The Hyatt in Reston where we dined with Pete and Louise was a place we often went for dinner with our friends Moira and Al. One evening in particular stands out. When we walked from the Hyatt parking garage to their restaurant we passed through the hotel lobby. It was so crowded . There were lots of small groups gathered together. Some were singing softly and they were good. When we got to the restaurant there was again the low murmur of singing coming from various tables. The waitress explained that it was a convention of barber shop quartet singers. They were projecting such a happy energy that when our dinner was over we were having such fun with Moira and Al we decided to walk around the hotel and scope out what was going on. The hotel had a big auditorium with an endless number of rows of chairs. We ended up filing in there with Moira and Al and hundreds of the conventioneers. We felt a tad silly but again we were having such fun. The various groups that performed in the show that followed were outstanding. At a break in the entertainment an officer of the national organization got up to talk. He gave an impassioned plea that members attend the national convention that was coming up in several months. I think it was going in San Francisco. He asked for a show of hands for those who might be able to attend. He had been so impassioned I couldn’t believe it when no one raised their hands. I looked at Moira. I could tell that she also felt badly at the lack of response. And then we realized that Jerry and Al were both raising their hands. And when those who were going to the convention were asked to stand, Jerry and Al did and finally more folks joined them and the speaker was satisfied. Moira and I were astonished, glad and a little giggly at what our guys had done. When the speaker was followed by a brief intermission we left. Moira and Al were such close friends. It was hard when they both died. Moira first and Al in the last two years. Good friends are a special treasure – in good times, in tough times and in silly times.

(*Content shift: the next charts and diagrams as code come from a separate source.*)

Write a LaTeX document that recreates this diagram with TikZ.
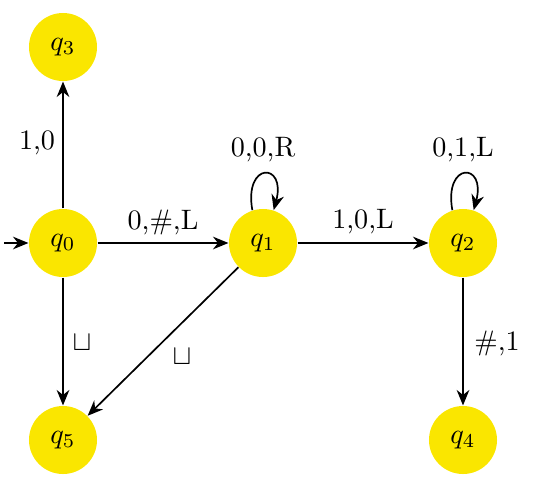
\documentclass[tikz,border=0pt]{standalone}
\usetikzlibrary{arrows.meta}
\definecolor{stateyellow}{RGB}{250,230,0}
\begin{document}
\begin{tikzpicture}[x=0.0125cm,y=-0.0125cm,
  state/.style={circle,fill=stateyellow,minimum size=0.85cm,inner sep=0pt},
  trans/.style={-{Stealth[length=5.5pt,width=4.5pt]},line width=0.6pt},
  lbl/.style={inner sep=1pt}]
  \useasboundingbox (0,0) rectangle (534,484);
  % states
  \node[state] (q3) at (63,47)  {$q_3$};
  \node[state] (q0) at (63,243) {$q_0$};
  \node[state] (q1) at (263,243) {$q_1$};
  \node[state] (q2) at (463,243) {$q_2$};
  \node[state] (q5) at (63,440) {$q_5$};
  \node[state] (q4) at (463,440) {$q_4$};
  \coordinate (start) at (4,243);
  % transitions
  \draw[trans] (start) -- (q0);
  \draw[trans] (q0) -- (q3);
  \draw[trans] (q0) -- (q1);
  \draw[trans] (q1) -- (q2);
  \draw[trans] (q0) -- (q5);
  \draw[trans] (q1) -- (q5);
  \draw[trans] (q2) -- (q4);
  \draw[trans] (q1.108) .. controls +(100:0.62cm) and +(75:0.62cm) .. (q1.72);
  \draw[trans] (q2.108) .. controls +(100:0.62cm) and +(75:0.62cm) .. (q2.72);
  % labels
  \node[lbl] (l03) at (37,143) {1,0};
  \node[lbl] (l01) at (163,222) {0,\#,L};
  \node[lbl] (l12) at (363,222) {1,0,L};
  \node[lbl] (l11) at (263,150) {0,0,R};
  \node[lbl] (l22) at (463,150) {0,1,L};
  \node[lbl] (l05) at (82,343) {$\sqcup$};
  \node[lbl] (l15) at (182,357) {$\sqcup$};
  \node[lbl] (l24) at (497,343) {\#,1};
\end{tikzpicture}
\end{document}
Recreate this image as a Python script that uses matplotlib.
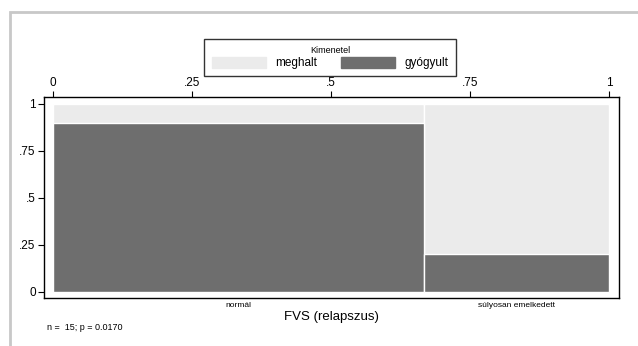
import matplotlib
matplotlib.use("Agg")
from matplotlib import pyplot as plt
from matplotlib.patches import Patch, Rectangle
import numpy as np

plt.rcParams['font.family'] = ['Liberation Sans', 'DejaVu Sans']

# adatok
categories = ["normál", "súlyosan emelkedett"]
counts = [10, 5]
cured_share = [0.9, 0.2]
outcomes = ["meghalt", "gyógyult"]
x_ticks = [0, 0.25, 0.5, 0.75, 1]
x_tick_labels = ["0", ".25", ".5", ".75", "1"]
y_ticks = [0, 0.25, 0.5, 0.75, 1]
y_tick_labels = ["0", ".25", ".5", ".75", "1"]
n_total = 15
p_value = 0.0170

light = "#ebebeb"
dark = "#6e6e6e"

counts = np.array(counts, dtype=float)
widths = counts / counts.sum()
lefts = np.concatenate([[0], np.cumsum(widths)[:-1]])
centers = lefts + widths / 2
cured = np.array(cured_share)

fig = plt.figure(figsize=(6.38, 3.46), dpi=100)
W, H = 638, 346
ax = fig.add_axes([44 / W, 1 - 298 / H, (619 - 44) / W, (298 - 97) / H])

# oszlopok
ax.bar(lefts, np.ones_like(cured), width=widths, align="edge", color=light,
       edgecolor="white", linewidth=1.0)
ax.bar(lefts, cured, width=widths, align="edge", color=dark,
       edgecolor="white", linewidth=1.0)

ax.set_xlim(-0.016, 1.018)
ax.set_ylim(-0.032, 1.037)

ax.xaxis.set_ticks_position("top")
ax.set_xticks(x_ticks)
ax.set_xticklabels(x_tick_labels, fontsize=8.5)
ax.set_yticks(y_ticks)
ax.set_yticklabels(y_tick_labels, fontsize=8.5)
ax.tick_params(axis="both", direction="out", length=4, width=0.8, pad=2)
for s in ax.spines.values():
    s.set_linewidth(1.0)

sec = ax.secondary_xaxis("bottom")
sec.set_xticks(centers)
sec.set_xticklabels(categories, fontsize=6)
sec.tick_params(length=0, pad=3)
sec.spines["bottom"].set_visible(False)
sec.set_xlabel("FVS (relapszus)", fontsize=9.5, labelpad=1)

# jelmagyarázat
handles = [Patch(facecolor=light, edgecolor=light), Patch(facecolor=dark, edgecolor=dark)]
leg = fig.legend(handles, outcomes, loc="center", bbox_to_anchor=(330 / W, 1 - 57.5 / H),
                 ncol=2, title="Kimenetel", fontsize=8.5, title_fontsize=6.5,
                 frameon=True, fancybox=False, edgecolor="black", handlelength=4.6,
                 handleheight=1.0, columnspacing=2.0, handletextpad=0.8,
                 borderpad=0.6, labelspacing=0.2)
leg.get_frame().set_linewidth(1.0)

fig.text(47 / W, 1 - 328 / H, f"n =  {n_total}; p = {p_value:.4f}", fontsize=6.5, va="center")

# külső keret
fig.patches.append(Rectangle((10 / W, -0.1), 1.2, 1 - 12 / H + 0.1, transform=fig.transFigure,
                             fill=False, edgecolor="#c8c8c8", linewidth=2))

fig.savefig("out.png", dpi=100)
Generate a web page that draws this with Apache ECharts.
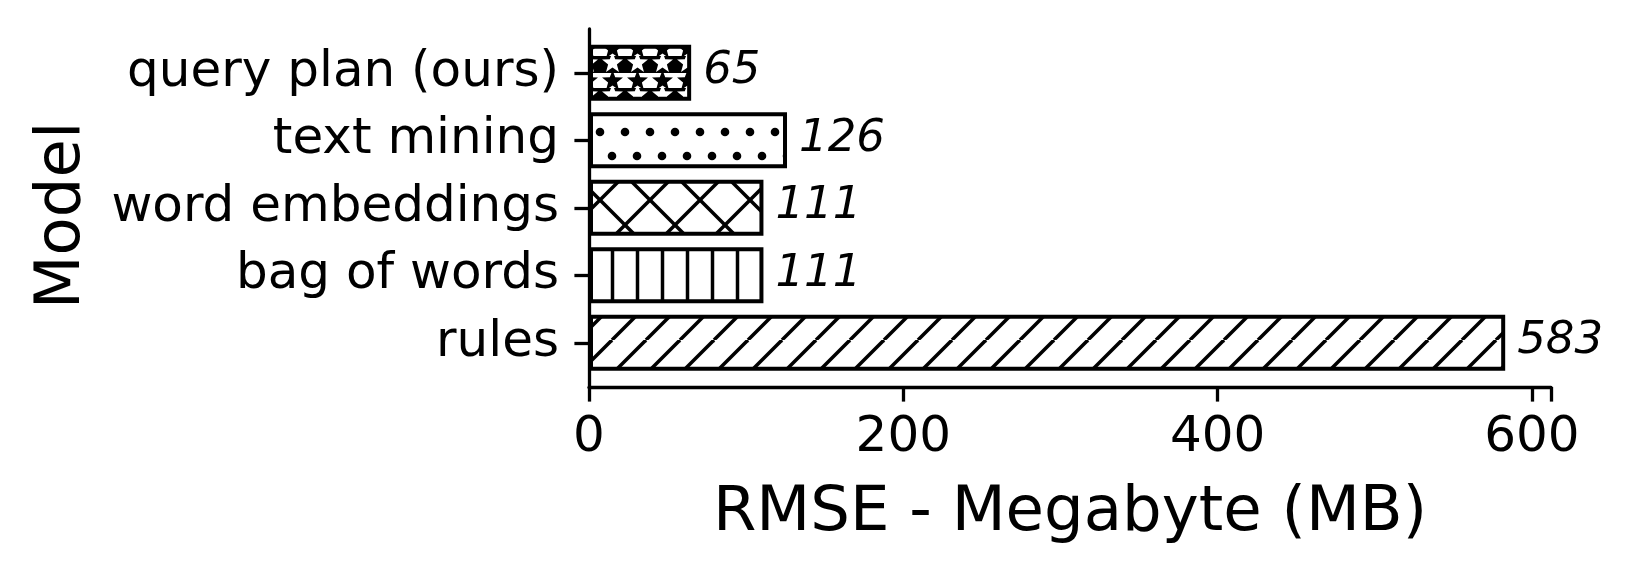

Now that Jerry and I are in our mid eighties we are grateful to have survived some difficult health issues. We take nothing for granted. We are very aware that each day is a blessing. We are fortunate to have a supportive and loving family and to have close friends. I don’t think one needs a lot of close friends. A close friend is a treasure. One you may have frequent contact with one another, you can then go for years without seeing one another and then when life’s circumstances bring you back together again you pick up the friendship as if there has been no time lapse. Jerry and I have just started up again a book discussion time with our friends Bob and Dot. We last did this with them in the 1960’s when we lived near one another. Now they are in North Carolina. We meet over Face time about every six weeks.
This morning I got a phone call from a dear friend Chris. Her husband Jim is in the hospital. A month ago we golfed and had dinner together. Another couple that we are close to is Jan and Bill. Not too long ago we played bridge and had dinner with them. Bill is now recovering from a stroke. Each day with family and friends is a treasure – not to be taken for granted.